While I am proud of these efforts and accomplishments of the LDS Church on one hand, I am dismayed at the same time. With the exception of the humanitarian aid for disaster relief internationally, these programs are all directed at helping Latter-day Saints in particular, not the larger population. Is it only the “His people” that the Lord doesn’t want condemned to live in poverty? Does God really only want the “faithful to enjoy the good things of the earth”? Although there are many texts within LDS scripture that call for an ethic of social solidarity, particularly with the poor, it is notably lacking in LDS social
practice. Why the lack? Are we hypocrites? Are we blind? Do we try, but fail
because of incompetence on some level?
As I’ve struggled to make sense of this disconnect between LDS theology and LDS behavior, I’ve found what I think is an important consideration for
understanding the ostensible indifference Latter-day Saints have towards the
poor or towards crime. Latter-day Saint effort towards those outside the Church
is first and foremost directed at saving souls. Currently there are 60,000
missionaries all over the world working on this endeavor. Missionaries or their immediate families pay for these missions sometimes at great financial sacrifice. What is the impetus for this kind of sacrifice? Why not put those resources and all that time into fighting inner-city crime? President Benson
“The Lord works from the inside out. The world works from the outside in. The
world would take people out of the slums. Christ takes the slums out of the
people, and then they take themselves out of the slums. … Christ changes men,
who then change their environment. The world would shape human behavior, but Christ can change human nature” (“Born of God,” Ensign, Nov. 1985, 6).

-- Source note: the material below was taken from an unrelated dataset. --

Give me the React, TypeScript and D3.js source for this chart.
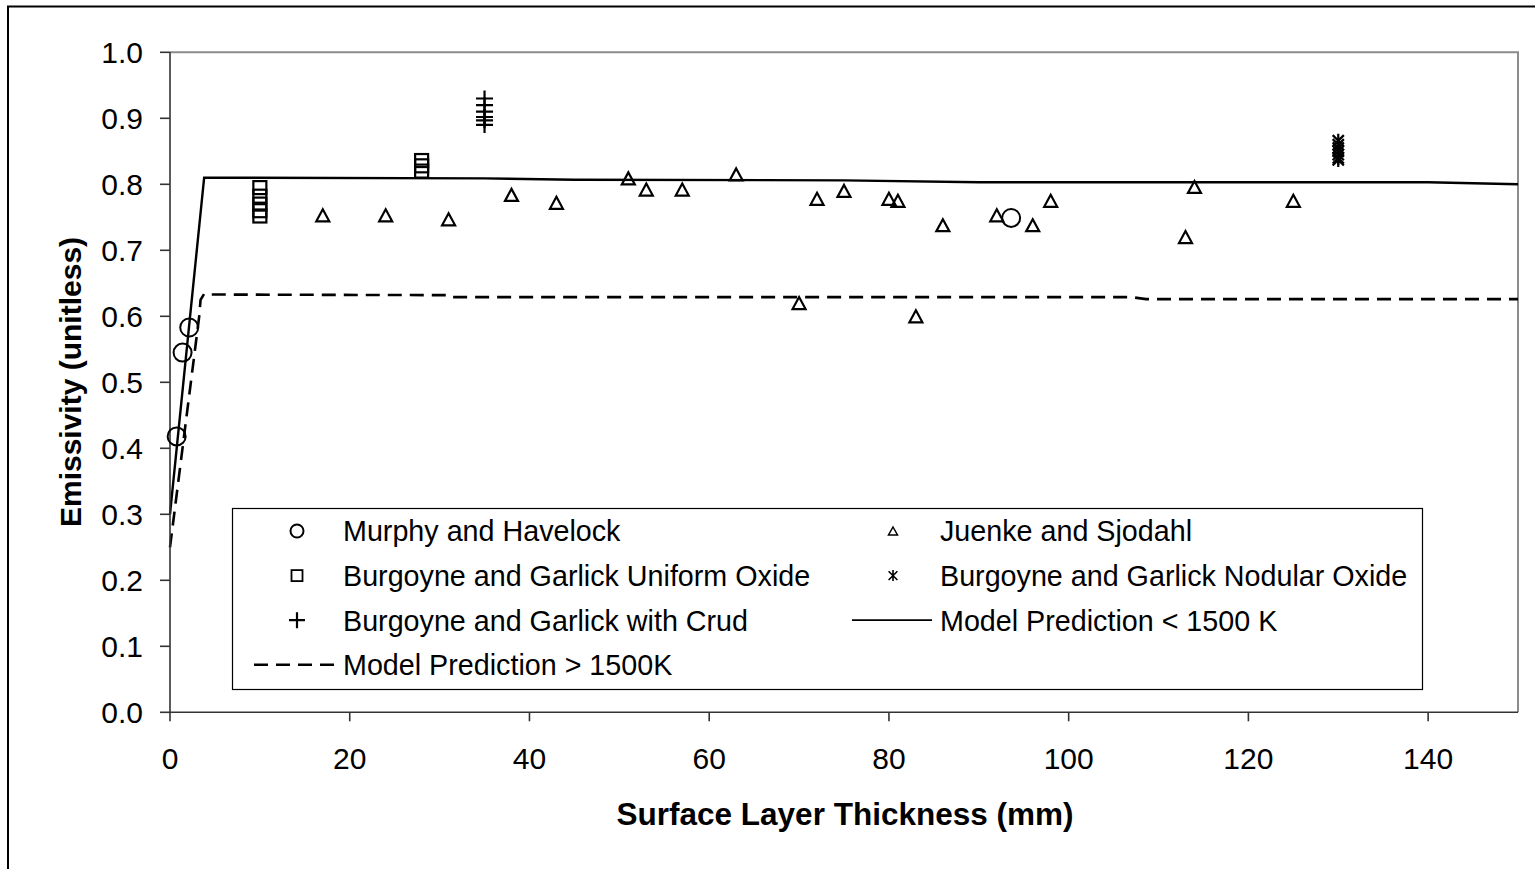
import React from "react";
import * as d3 from "d3";

const xTicks = [0, 20, 40, 60, 80, 100, 120, 140];
const yTicks = [0, 0.1, 0.2, 0.3, 0.4, 0.5, 0.6, 0.7, 0.8, 0.9, 1.0];

const murphyX = [0.74, 1.4, 2.14, 93.6];
const murphyY = [0.418, 0.545, 0.583, 0.749];

const uniformX = [10, 10, 10, 10, 10, 28, 28, 28];
const uniformY = [0.795, 0.782, 0.77, 0.76, 0.752, 0.836, 0.828, 0.82];

const crudX = [35, 35, 35, 35, 35, 35];
const crudY = [0.93, 0.92, 0.91, 0.902, 0.897, 0.89];

const nodularX = [130, 130, 130, 130, 130, 130, 130];
const nodularY = [0.866, 0.86, 0.855, 0.85, 0.845, 0.84, 0.837];

const juenkeX = [17, 24, 31, 38, 43, 51, 53, 57, 63, 70, 72, 75, 80, 81, 83, 86, 92, 96, 98, 113, 114, 125];
const juenkeY = [0.753, 0.753, 0.747, 0.784, 0.772, 0.809, 0.792, 0.792, 0.815, 0.62, 0.778, 0.79, 0.778, 0.775, 0.6, 0.738, 0.753, 0.738, 0.775, 0.72, 0.796, 0.775];

const modelLowX = [0, 3.8, 35, 45, 75, 90, 140, 150];
const modelLowY = [0.3, 0.81, 0.809, 0.807, 0.806, 0.803, 0.803, 0.8];

const modelHighX = [0, 3.25, 3.4, 3.8, 4.5, 31, 31.3, 107, 108.6, 150];
const modelHighY = [0.25, 0.6, 0.625, 0.634, 0.633, 0.632, 0.629, 0.629, 0.626, 0.626];

const legendLabels = [
  "Murphy and Havelock",
  "Juenke and Sjodahl",
  "Burgoyne and Garlick Uniform Oxide",
  "Burgoyne and Garlick Nodular Oxide",
  "Burgoyne and Garlick with Crud",
  "Model Prediction < 1500 K",
  "Model Prediction > 1500K",
];

const FONT = "Arial, 'Liberation Sans', sans-serif";

const x = d3.scaleLinear().domain([0, 150]).range([170, 1518]);
const y = d3.scaleLinear().domain([0, 1]).range([712.3, 52.3]);

function Circle({ cx, cy, r }: { cx: number; cy: number; r: number }) {
  return <circle cx={cx} cy={cy} r={r} fill="none" stroke="#000" strokeWidth={2} />;
}
function Square({ cx, cy, s, sw }: { cx: number; cy: number; s: number; sw: number }) {
  return <rect x={cx - s / 2} y={cy - s / 2} width={s} height={s} fill="none" stroke="#000" strokeWidth={sw} />;
}
function Plus({ cx, cy, w, h }: { cx: number; cy: number; w: number; h: number }) {
  return (
    <path d={`M${cx - w / 2},${cy}H${cx + w / 2}M${cx},${cy - h / 2}V${cy + h / 2}`} stroke="#000" strokeWidth={2.2} fill="none" />
  );
}
function Tri({ cx, cy, w, h, sw }: { cx: number; cy: number; w: number; h: number; sw: number }) {
  return (
    <path
      d={`M${cx},${cy - h / 2}L${cx + w / 2},${cy + h / 2}L${cx - w / 2},${cy + h / 2}Z`}
      fill="none"
      stroke="#000"
      strokeWidth={sw}
      strokeLinejoin="miter"
    />
  );
}
function Star({ cx, cy, s, sw }: { cx: number; cy: number; s: number; sw: number }) {
  const a = s / 2;
  return (
    <path
      d={`M${cx},${cy - a}V${cy + a}M${cx - a * 0.8},${cy - a * 0.8}L${cx + a * 0.8},${cy + a * 0.8}M${cx + a * 0.8},${cy - a * 0.8}L${cx - a * 0.8},${cy + a * 0.8}`}
      stroke="#000"
      strokeWidth={sw}
      fill="none"
    />
  );
}

export default function App() {
  const line = d3
    .line<[number, number]>()
    .x((d) => x(d[0]))
    .y((d) => y(d[1]));
  const lowPts = modelLowX.map((v, i) => [v, modelLowY[i]] as [number, number]);
  const highPts = modelHighX.map((v, i) => [v, modelHighY[i]] as [number, number]);

  const legX1 = 297;
  const legX2 = 893;
  const rowY = (i: number) => 531 + i * 44.6;

  return (
    <svg
      width={1535}
      height={869}
      style={{ position: "absolute", left: 0, top: 0, background: "#fff" }}
      fontFamily={FONT}
    >
      <rect x={0} y={0} width={1535} height={869} fill="#fff" />
      <rect x={8} y={6.5} width={1600} height={1000} fill="none" stroke="#000" strokeWidth={2} />

      {/* plot area border */}
      <path d={`M${x(0)},${y(1)}H${x(150)}V${y(0)}`} fill="none" stroke="#8c8c8c" strokeWidth={2} />

      {/* model lines */}
      <path d={line(lowPts) || ""} fill="none" stroke="#000" strokeWidth={2.4} />
      <path d={line(highPts) || ""} fill="none" stroke="#000" strokeWidth={2.6} strokeDasharray="14 8" />

      {/* axes */}
      <line x1={x(0)} x2={x(0)} y1={y(1)} y2={y(0)} stroke="#333" strokeWidth={1.6} />
      <line x1={x(0)} x2={x(150)} y1={y(0)} y2={y(0)} stroke="#333" strokeWidth={1.6} />
      {yTicks.map((t) => (
        <g key={"y" + t}>
          <line x1={x(0) - 10} x2={x(0)} y1={y(t)} y2={y(t)} stroke="#333" strokeWidth={1.6} />
          <text x={143} y={y(t)} dy="0.36em" textAnchor="end" fontSize={30} fill="#000">
            {t.toFixed(1)}
          </text>
        </g>
      ))}
      {xTicks.map((t) => (
        <g key={"x" + t}>
          <line x1={x(t)} x2={x(t)} y1={y(0)} y2={y(0) + 9} stroke="#333" strokeWidth={1.6} />
          <text x={x(t)} y={769} textAnchor="middle" fontSize={30} fill="#000">
            {t}
          </text>
        </g>
      ))}

      {/* axis titles */}
      <text x={845} y={825} textAnchor="middle" fontSize={31.5} fontWeight="bold" fill="#000">
        Surface Layer Thickness (mm)
      </text>
      <text
        transform={`translate(81,382) rotate(-90)`}
        textAnchor="middle"
        fontSize={30}
        fontWeight="bold"
        fill="#000"
      >
        Emissivity (unitless)
      </text>

      {/* data */}
      {uniformX.map((v, i) => (
        <Square key={"s" + i} cx={x(v)} cy={y(uniformY[i])} s={13} sw={2.2} />
      ))}
      {crudX.map((v, i) => (
        <Plus key={"p" + i} cx={x(v)} cy={y(crudY[i])} w={17} h={16} />
      ))}
      {nodularX.map((v, i) => (
        <Star key={"n" + i} cx={x(v)} cy={y(nodularY[i])} s={14} sw={2.2} />
      ))}
      {juenkeX.map((v, i) => (
        <Tri key={"t" + i} cx={x(v)} cy={y(juenkeY[i])} w={13} h={12} sw={2.2} />
      ))}
      {murphyX.map((v, i) => (
        <Circle key={"c" + i} cx={x(v)} cy={y(murphyY[i])} r={9} />
      ))}

      {/* legend */}
      <rect x={232.5} y={508.5} width={1190} height={181} fill="#fff" stroke="#000" strokeWidth={1.2} />
      <Circle cx={legX1} cy={rowY(0)} r={6.5} />
      <Tri cx={legX2} cy={rowY(0)} w={9} h={8} sw={1.5} />
      <Square cx={legX1} cy={rowY(1)} s={11} sw={1.8} />
      <Star cx={legX2} cy={rowY(1)} s={11} sw={1.6} />
      <Plus cx={legX1} cy={rowY(2)} w={16} h={16} />
      <line x1={852} x2={932} y1={rowY(2)} y2={rowY(2)} stroke="#000" strokeWidth={1.8} />
      <line x1={254} x2={340} y1={rowY(3)} y2={rowY(3)} stroke="#000" strokeWidth={2.4} strokeDasharray="14 8" />
      {legendLabels.map((lab, i) => {
        const col = i % 2;
        const row = Math.floor(i / 2);
        return (
          <text key={lab} x={col === 0 ? 343 : 940} y={rowY(row)} dy="0.36em" fontSize={28.7} fill="#000">
            {lab}
          </text>
        );
      })}
    </svg>
  );
}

I don’t disagree that Christ can change human nature, but there is something that disturbs me about the idea that the poor need to take themselves out of the slums.
Still, President Benson seems almost to be talking to me when he wrote,
“Some may ask why we as a people and church quietly and consistently seek to
change individuals while there are such large problems about us. … But decaying
cities are simply a delayed reflection of decaying individuals. … The
commandments of God give emphasis to improvement of the individual as the only real way to bring about the real improvement of society” (A Plea for America , 18).
I understand and agree that if you can help people understand who they really are as children of God, help them to repent through the power of the Atonement of Jesus Christ and be baptized in His name, covenanting with God to obey God’s commandments that dramatic change will follow. Still, even if the person takes herself out of the slums, don’t the slums still exist? Are we as Latter-day Saints so untouched by the realities of US poverty, drug abuse, gang violence and teenage homicide that these things have become other people’s problems—signs of the times that we are to shun but not help to solve?